A number of barristers at Littleton are permitted to accept Public Access work.
This page aims to set out a summary of how Public Access works, give examples of how it works in practice at Littleton and also how to make further enquiries about instructing a Littleton barrister on a Public Access basis.
What is Public Access?
Public Access permits barristers to accept instructions directly from a lay client, such as a member of the public, company or corporation, provided the barrister has attended an approved training course, notified the Bar Council of their intention to undertake such work and have insurance cover.
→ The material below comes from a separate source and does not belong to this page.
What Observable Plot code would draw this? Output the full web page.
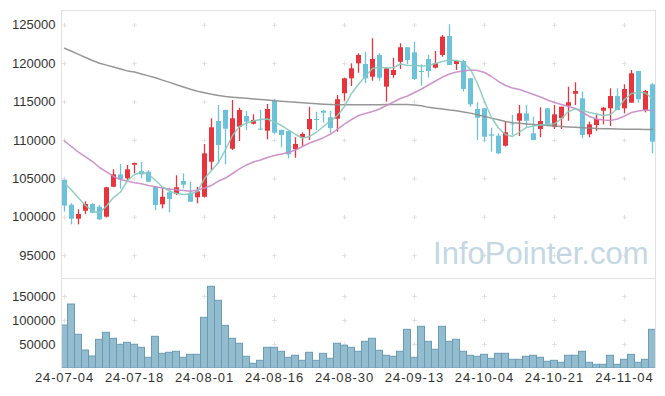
<!DOCTYPE html>
<html><head><meta charset="utf-8">
<script src="https://cdn.jsdelivr.net/npm/d3@7"></script>
<script src="https://cdn.jsdelivr.net/npm/@observablehq/plot@0.6"></script>
<style>
html,body{margin:0;padding:0;background:#fff;}
#chart{position:relative;width:665px;height:396px;overflow:hidden;}
#chart svg{display:block;}
#chart svg [aria-label="x-axis tick label"] text{letter-spacing:0.9px;}
</style></head><body><div id="chart"></div>
<script>
const dates = ["24-07-04","24-07-05","24-07-08","24-07-09","24-07-10","24-07-11","24-07-12","24-07-15","24-07-16","24-07-17",
"24-07-18","24-07-19","24-07-22","24-07-23","24-07-24","24-07-25","24-07-26","24-07-29","24-07-30","24-07-31",
"24-08-01","24-08-02","24-08-05","24-08-06","24-08-07","24-08-08","24-08-09","24-08-12","24-08-13","24-08-14",
"24-08-16","24-08-19","24-08-20","24-08-21","24-08-22","24-08-23","24-08-26","24-08-27","24-08-28","24-08-29",
"24-08-30","24-09-02","24-09-03","24-09-04","24-09-05","24-09-06","24-09-09","24-09-10","24-09-11","24-09-12",
"24-09-13","24-09-19","24-09-20","24-09-23","24-09-24","24-09-25","24-09-26","24-09-27","24-09-30","24-10-02",
"24-10-04","24-10-07","24-10-08","24-10-10","24-10-11","24-10-14","24-10-15","24-10-16","24-10-17","24-10-18",
"24-10-21","24-10-22","24-10-23","24-10-24","24-10-25","24-10-28","24-10-29","24-10-30","24-10-31","24-11-01",
"24-11-04","24-11-05","24-11-06","24-11-07","24-11-08"];
const open = [104800,101560,99740,100780,101650,101300,100000,103900,105520,105000,
106770,105950,105860,103900,101610,103180,102990,104650,103120,102530,
102600,107160,112460,113890,108850,111720,113110,112110,111460,111200,
115100,111290,111160,108780,110290,111380,112720,113800,112940,112760,
116070,118020,119970,119880,118230,121050,116930,118450,120180,122060,
121400,118970,120530,119400,121050,123530,119880,120270,118020,114020,
114110,110730,110550,109240,112110,112500,113460,110860,111420,114110,
111720,112810,114450,116010,115420,110730,111940,113800,114110,115710,
114110,114840,118970,113890,117240];
const high = [104850,101750,100960,102000,101750,101520,103900,106170,106860,106730,
107050,107120,106070,103990,103830,103780,105390,105650,104560,103900,
109470,112810,114540,113950,115190,114190,113760,113330,113890,114670,
115320,111350,111200,110340,110990,114320,113670,113890,113800,115850,
118100,119970,121270,121480,123230,121270,119400,120700,122580,122100,
122780,119840,121050,121570,123660,125050,120270,120400,118050,114900,
114150,111590,110860,112460,113240,114540,114540,113020,114240,114150,
114540,114320,116930,117500,116280,112370,113330,114320,116720,116720,
117240,119100,118970,116500,117370];
const low = [100650,99010,99010,100350,100450,99570,99900,103830,103650,104690,
105650,105000,104480,100870,101090,100570,102830,103700,101900,101750,
102500,106080,106950,106820,108680,109860,111290,112000,111330,110080,
110730,109040,107600,107680,109210,109990,111290,112240,110860,111070,
115100,117020,118750,117370,117710,117710,114970,118100,119230,119840,
117800,117060,118100,119300,120830,119750,119100,116280,114320,109990,
109770,108460,108160,109140,110640,110510,111720,109950,110340,111850,
111420,111420,112500,114540,110210,110340,111160,112030,111810,113890,
113460,114840,114840,113590,108250];
const close = [101450,99740,100350,101650,100520,99660,103830,105520,104870,106170,
106990,105520,104560,101520,102600,102300,103830,104170,101950,103310,
108250,111640,109340,111460,112810,113890,112370,112590,111330,114020,
110940,110640,108120,109470,110770,112720,112590,113540,111550,115290,
118020,119320,121050,118020,120530,118100,119320,119100,122060,120400,
117930,118840,118970,119970,123440,119750,120270,116630,114630,112890,
110420,110550,108250,110990,112030,113460,112500,109990,112460,111850,
113330,114320,114900,116370,110640,112030,112720,114190,115710,113890,
116630,118670,115290,116370,109770];
const volume = [89600,133300,70200,37500,25000,59800,74400,61900,49400,53500,
49400,43100,22300,66000,30600,32700,34800,22300,28500,28500,
105600,170200,141000,88900,61900,51500,24400,9800,16000,43100,
43100,34800,22300,26500,16000,32700,16000,30600,20200,51500,
47300,43100,34800,55600,61900,36900,26500,24400,34800,80600,
22300,86900,55600,39000,86900,55600,59800,34800,26500,24400,
28500,20200,30600,30600,18100,18100,24400,26500,22300,14000,
16000,11900,26500,26500,34800,11900,7700,7700,26500,7700,
18100,28500,11900,18100,80600];
const ma5 = [104450,103540,102500,101520,100830,100550,101460,102560,103280,104780,
105560,105860,105620,104780,103930,103410,103090,102960,103020,103350,
105040,106080,107120,108810,110640,111810,112240,112530,112720,112790,
112400,111940,111350,110770,110310,110510,111090,111810,112530,113240,
114410,116110,117300,118380,119360,119530,119420,119490,119950,119750,
119750,119690,119750,120010,120270,120460,120400,120140,119230,117410,
115060,112980,111610,110770,110510,111090,111680,111870,112000,112070,
112160,112850,113760,114110,113890,113630,113440,113240,113370,114150,
115320,116110,116280,116170,115450];
const ma20 = [109920,109200,108460,107840,107250,106470,105890,105300,104910,104670,
104480,104350,104130,103960,103800,103670,103570,103480,103390,103540,
103800,104130,104710,105100,105690,106280,106800,107190,107450,107770,
108030,108230,108420,108750,109200,109660,109990,110350,110830,111480,
112130,112720,113240,113500,113760,114090,114540,115000,115450,115780,
116240,116690,117210,117730,118250,118640,118900,119030,119170,119100,
118840,118320,117670,117150,116820,116630,116300,115980,115650,115260,
114930,114670,114410,114150,113630,113110,112790,112660,112590,112790,
113180,113630,113830,113960,113890];
const ma60 = [122000,121600,121200,120800,120400,120050,119800,119550,119300,119050,
118900,118650,118400,118150,117850,117550,117250,116950,116650,116400,
116200,116000,115850,115700,115620,115550,115480,115400,115330,115250,
115170,115100,115020,114970,114900,114840,114780,114720,114680,114650,
114630,114630,114630,114630,114640,114650,114660,114670,114670,114670,
114600,114500,114300,114200,114100,113950,113850,113700,113550,113350,
113100,112900,112700,112450,112300,112220,112150,112080,112020,111950,
111880,111820,111750,111700,111650,111600,111560,111520,111500,111480,
111460,111450,111440,111430,111420];
const priceTicks = [95000,100000,105000,110000,115000,120000,125000];
const volumeTicks = [50000,100000,150000];
const dateTickStep = 10;
const watermark = "InfoPointer.com";

const rows = dates.map((d, i) => ({i, date: d, open: open[i], high: high[i], low: low[i], close: close[i],
  volume: volume[i], ma5: ma5[i], ma20: ma20[i], ma60: ma60[i], up: close[i] >= open[i]}));
const xTicks = rows.filter(d => d.i % dateTickStep === 0).map(d => d.i);
const xDomain = [-0.43, 84.43];
const FONT = "'Liberation Sans', Arial, sans-serif";
const UP = "#e8343c", DOWN = "#6cc2da";
const gridP = xTicks.flatMap(x => priceTicks.map(y => ({x, y})));
const gridV = xTicks.flatMap(x => volumeTicks.map(y => ({x, y})));
const style = {fontFamily: FONT, fontSize: "13px", color: "#333", background: "transparent", overflow: "visible"};
const num = d => String(d);

const price = Plot.plot({
  width: 665, height: 278, marginTop: 10, marginBottom: 0, marginLeft: 61, marginRight: 10,
  style,
  x: {type: "linear", domain: xDomain, axis: null},
  y: {domain: [92019, 126912], axis: null},
  color: {type: "identity"},
  marks: [
    Plot.dot(gridP, {x: "x", y: "y", symbol: "plus", r: 1.6, stroke: "#e0e0e0", strokeWidth: 1}),
    Plot.text([watermark], {frameAnchor: "bottom-right", dx: -7, dy: -24, lineAnchor: "middle", textAnchor: "end",
      fontSize: 31, fill: "#c4d8e3", fontFamily: FONT}),
    Plot.ruleX(rows, {x: "i", y1: "low", y2: "high", stroke: d => d.up ? UP : DOWN, strokeWidth: 1.3, clip: true}),
    Plot.ruleX(rows, {x: "i", y1: "open", y2: "close", stroke: d => d.up ? UP : DOWN, strokeWidth: 5, clip: true}),
    Plot.line(rows, {x: "i", y: "ma60", stroke: "#8c8c8c", strokeWidth: 1.5, strokeOpacity: 0.9}),
    Plot.line(rows, {x: "i", y: "ma20", stroke: "#c98ac7", strokeWidth: 1.5, strokeOpacity: 0.9}),
    Plot.line(rows, {x: "i", y: "ma5", stroke: "#86cabd", strokeWidth: 1.5, strokeOpacity: 0.9}),
    Plot.axisY(priceTicks, {tickSize: 0, tickPadding: 6, fontSize: 13, fill: "#333", label: null, tickFormat: num}),
    Plot.frame({stroke: "#e2e2e2"})
  ]
});

const vol = Plot.plot({
  width: 665, height: 118, marginTop: 0, marginBottom: 28, marginLeft: 61, marginRight: 10,
  style,
  x: {type: "linear", domain: xDomain, axis: null},
  y: {domain: [0, 187500], axis: null},
  marks: [
    Plot.dot(gridV, {x: "x", y: "y", symbol: "plus", r: 1.6, stroke: "#e0e0e0", strokeWidth: 1}),
    Plot.rectY(rows, {x1: d => d.i - 0.5, x2: d => d.i + 0.5, y: "volume", fill: "#93bccf", stroke: "#6a9cb4",
      strokeWidth: 1, clip: true}),
    Plot.axisY(volumeTicks, {tickSize: 0, tickPadding: 6, fontSize: 13, fill: "#333", label: null, tickFormat: num}),
    Plot.axisX(xTicks, {tickSize: 0, tickPadding: 4, fontSize: 13, fill: "#333", label: null,
      tickFormat: i => dates[i]}),
    Plot.ruleX([xDomain[0], xDomain[1]], {stroke: "#e2e2e2"})
  ]
});

const root = document.getElementById("chart");
root.appendChild(price);
root.appendChild(vol);
</script></body></html>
Barristers are not obliged to accept public access work and are permitted to negotiate and agree terms for the provision and scope of work to be supplied to the lay client.
Those terms will be recorded in a written Retainer Letter agreed between the barrister and lay client.
Examples of Public Access work undertaken by Littleton
Whilst every Public Access trained barrister at Littleton can chose work that they engage in on that basis, it has often been the case that instructing a barrister on a Public Access basis may be particularly cost-effective and proportionate when the lay client is part of a multi-party dispute where fellow claimants or defendants are already represented by a solicitor. For example:
-in a High Court restrictive covenant/breach of fiduciary scenario
-multi-party Employment Tribunal claim
-in a dispute between directors, partners or shareholders.
Public Access barristers at Littleton cover all its main areas of practice: employment, commercial, disciplinary and regulatory, sport, partnership, common and public and mediation and arbitration.
What do you need to do to enquire about Public Access representation?
All barristers at Littleton are serviced by clerks. Please contact the clerks room on 0207 797 8600 or firstname.lastname@example.org for further information about Public Access representation.
Before providing their services, barristers’ clerks may require public access clients to provide ID documentation and Anti-Money Laundering Checks may also need to be carried out.
It is very important for lay clients to consider whether they may be eligible for legal expenses funding before instructing a barrister on a public access basis, such as through an insurance policy, a trade union or even public funding (often referred to as "legal aid”).
Barristers may also suggest that a lay client is best served by receiving advice from a solicitor alone or in conjunction with the barrister.